Low energy Mg + Ne fusion studies in applications of pycnuclear burning in accreting neutron stars

In the crust of an accreting neutron star, there are many kinds of nuclear reactions that can occur such as neutron emission, electron capture, and pycnonuclear burning. And of those reactions, current models predict that pycnonuclear burning contributes the most to crustal heating, specifically in the neutron-rich mass regions of Mg + Mg, Ne + Ne, and Mg + Ne fusion. However, there is a lack of experimental data in the neutron-rich and stable mass regions of these fusion reactions, and as a result, calculated cross-sections using different models can differ by many orders of magnitude at the energies of interest.
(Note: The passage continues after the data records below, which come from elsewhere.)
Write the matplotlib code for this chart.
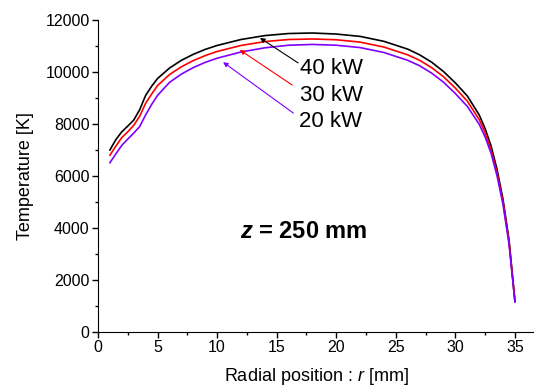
import matplotlib
matplotlib.use("Agg")
import matplotlib.pyplot as plt
from matplotlib.ticker import MultipleLocator

plt.rcParams['font.family'] = ['Liberation Sans', 'DejaVu Sans']
plt.rcParams['mathtext.fontset'] = 'custom'
plt.rcParams['mathtext.it'] = 'Liberation Sans:italic'
plt.rcParams['mathtext.bfit'] = 'Liberation Sans:bold:italic'
plt.rcParams['mathtext.bf'] = 'Liberation Sans:bold'
plt.rcParams['mathtext.rm'] = 'Liberation Sans'

r = [1, 1.5, 2, 2.5, 3, 3.5, 4, 4.5, 5, 6, 7, 8, 9, 10, 12, 14, 16, 18, 20, 22,
     24, 26, 27, 28, 29, 30, 31, 32, 32.5, 33, 33.5, 34, 34.5, 35]
t_40kw = [7000, 7400, 7700, 7920, 8150, 8550, 9100, 9450, 9750, 10150, 10450, 10680,
          10870, 11020, 11250, 11400, 11480, 11500, 11460, 11370, 11180, 10880, 10660,
          10380, 10020, 9580, 9080, 8350, 7820, 7150, 6250, 5100, 3550, 1200]
t_30kw = [6800, 7150, 7480, 7700, 7950, 8300, 8800, 9150, 9480, 9900, 10200, 10440,
          10630, 10790, 11020, 11170, 11250, 11270, 11240, 11150, 10960, 10660, 10450,
          10170, 9820, 9380, 8880, 8170, 7660, 7000, 6120, 5000, 3480, 1180]
t_20kw = [6510, 6850, 7180, 7420, 7650, 7900, 8350, 8750, 9100, 9600, 9920, 10170,
          10370, 10530, 10770, 10930, 11030, 11060, 11030, 10940, 10750, 10450, 10240,
          9960, 9610, 9170, 8680, 7990, 7500, 6870, 6000, 4900, 3400, 1150]

labels = ["40 kW", "30 kW", "20 kW"]
colors = ["black", "#ff0000", "#8000ff"]

fig = plt.figure(figsize=(5.34, 3.87), dpi=100)
ax = fig.add_axes([0.1835, 0.1421, 0.8165, 0.8062])

for t, c in zip([t_40kw, t_30kw, t_20kw], colors):
    ax.plot(r, t, color=c, lw=1.2)

ax.set_xlim(0, 36.6)
ax.set_ylim(0, 12000)
ax.xaxis.set_major_locator(MultipleLocator(5))
ax.xaxis.set_minor_locator(MultipleLocator(2.5))
ax.yaxis.set_major_locator(MultipleLocator(2000))
ax.yaxis.set_minor_locator(MultipleLocator(1000))
ax.tick_params(which='major', direction='out', length=4.5, width=1, labelsize=11.5, pad=1.5)
ax.tick_params(which='minor', direction='out', length=2.2, width=1)
ax.spines['top'].set_visible(False)
ax.spines['right'].set_visible(False)

ax.set_xlabel("Radial position : $\\mathit{r}$ [mm]", fontsize=13, labelpad=8)
ax.set_ylabel("Temperature [K]", fontsize=13, labelpad=8)

# annotations
tips = [(13.6, 11310), (11.9, 10850), (10.5, 10380)]
tails = [(16.8, 10350), (16.3, 9500), (16.4, 8420)]
text_pos = [(16.95, 10150), (16.95, 9115), (16.9, 8115)]
for lab, c, tip, tail, tp in zip(labels, colors, tips, tails, text_pos):
    ax.annotate("", xy=tip, xytext=tail,
                arrowprops=dict(arrowstyle="-|>", color=c, lw=0.8,
                                mutation_scale=7, shrinkA=0, shrinkB=0))
    ax.text(tp[0], tp[1], lab, fontsize=16, ha='left', va='center', color='black')

ax.text(17.3, 3850, "$\\boldsymbol{z}$ = 250 mm", fontsize=17, fontweight='bold',
        ha='center', va='center')

fig.savefig("out.png", dpi=100)
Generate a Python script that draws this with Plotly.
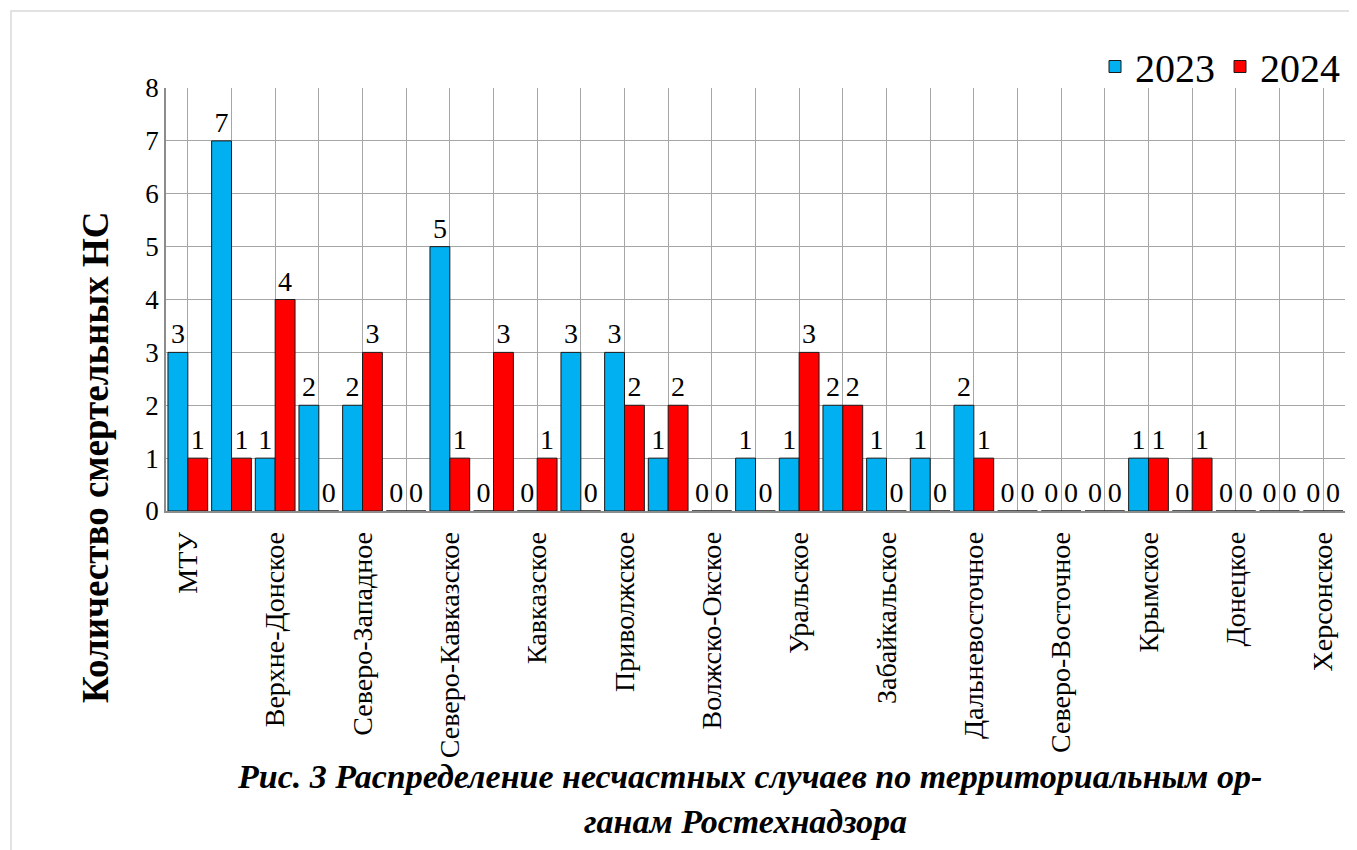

To constrain a portion of these fusion cross-sections, experiments in the stable mass regions of Mg and Ne have been performed in the Nuclear Science Lab at the University of Notre Dame using the FN Tandem Accelerator and the ND-Cube, an active-target time projection chamber. Results of the ²⁴Mg + ²⁰Ne and ²⁶Mg + ²⁰Ne fusion experiments will be presented, in addition to an outlook for experiments in neutron-rich mass regions of Mg + Ne fusion at user facilities, and the development of a simulation program to perform grid search beam parameter optimization for online analysis of future experiments.